Start

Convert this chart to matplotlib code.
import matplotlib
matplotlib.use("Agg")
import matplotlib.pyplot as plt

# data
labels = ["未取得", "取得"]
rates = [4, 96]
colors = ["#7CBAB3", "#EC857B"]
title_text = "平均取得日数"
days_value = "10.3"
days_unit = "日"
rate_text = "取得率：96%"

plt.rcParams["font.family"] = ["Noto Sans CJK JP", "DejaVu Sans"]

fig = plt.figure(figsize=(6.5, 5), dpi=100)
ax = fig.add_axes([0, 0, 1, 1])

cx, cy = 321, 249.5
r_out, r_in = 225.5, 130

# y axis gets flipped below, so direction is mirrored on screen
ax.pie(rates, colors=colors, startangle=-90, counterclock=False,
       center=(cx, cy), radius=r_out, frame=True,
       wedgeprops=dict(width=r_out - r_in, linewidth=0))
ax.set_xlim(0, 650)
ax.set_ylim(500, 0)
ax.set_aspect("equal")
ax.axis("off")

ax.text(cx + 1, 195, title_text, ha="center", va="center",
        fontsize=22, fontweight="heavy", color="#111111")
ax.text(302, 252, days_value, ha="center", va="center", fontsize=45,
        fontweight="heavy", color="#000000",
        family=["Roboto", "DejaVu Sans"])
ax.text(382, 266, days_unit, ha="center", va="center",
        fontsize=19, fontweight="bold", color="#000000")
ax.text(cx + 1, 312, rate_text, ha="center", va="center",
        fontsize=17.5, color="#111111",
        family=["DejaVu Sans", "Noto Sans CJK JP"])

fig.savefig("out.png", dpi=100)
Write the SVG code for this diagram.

End

REQUIREMENTS: Print out all the entries precisely as written.

REPLY:
Convert this chart to matplotlib code.
import matplotlib
matplotlib.use("Agg")
import matplotlib.pyplot as plt

# data
labels = ["未取得", "取得"]
rates = [4, 96]
colors = ["#7CBAB3", "#EC857B"]
title_text = "平均取得日数"
days_value = "10.3"
days_unit = "日"
rate_text = "取得率：96%"

plt.rcParams["font.family"] = ["Noto Sans CJK JP", "DejaVu Sans"]

fig = plt.figure(figsize=(6.5, 5), dpi=100)
ax = fig.add_axes([0, 0, 1, 1])

cx, cy = 321, 249.5
r_out, r_in = 225.5, 130

# y axis gets flipped below, so direction is mirrored on screen
ax.pie(rates, colors=colors, startangle=-90, counterclock=False,
       center=(cx, cy), radius=r_out, frame=True,
       wedgeprops=dict(width=r_out - r_in, linewidth=0))
ax.set_xlim(0, 650)
ax.set_ylim(500, 0)
ax.set_aspect("equal")
ax.axis("off")

ax.text(cx + 1, 195, title_text, ha="center", va="center",
        fontsize=22, fontweight="heavy", color="#111111")
ax.text(302, 252, days_value, ha="center", va="center", fontsize=45,
        fontweight="heavy", color="#000000",
        family=["Roboto", "DejaVu Sans"])
ax.text(382, 266, days_unit, ha="center", va="center",
        fontsize=19, fontweight="bold", color="#000000")
ax.text(cx + 1, 312, rate_text, ha="center", va="center",
        fontsize=17.5, color="#111111",
        family=["DejaVu Sans", "Noto Sans CJK JP"])

fig.savefig("out.png", dpi=100)
Write the SVG code for this diagram.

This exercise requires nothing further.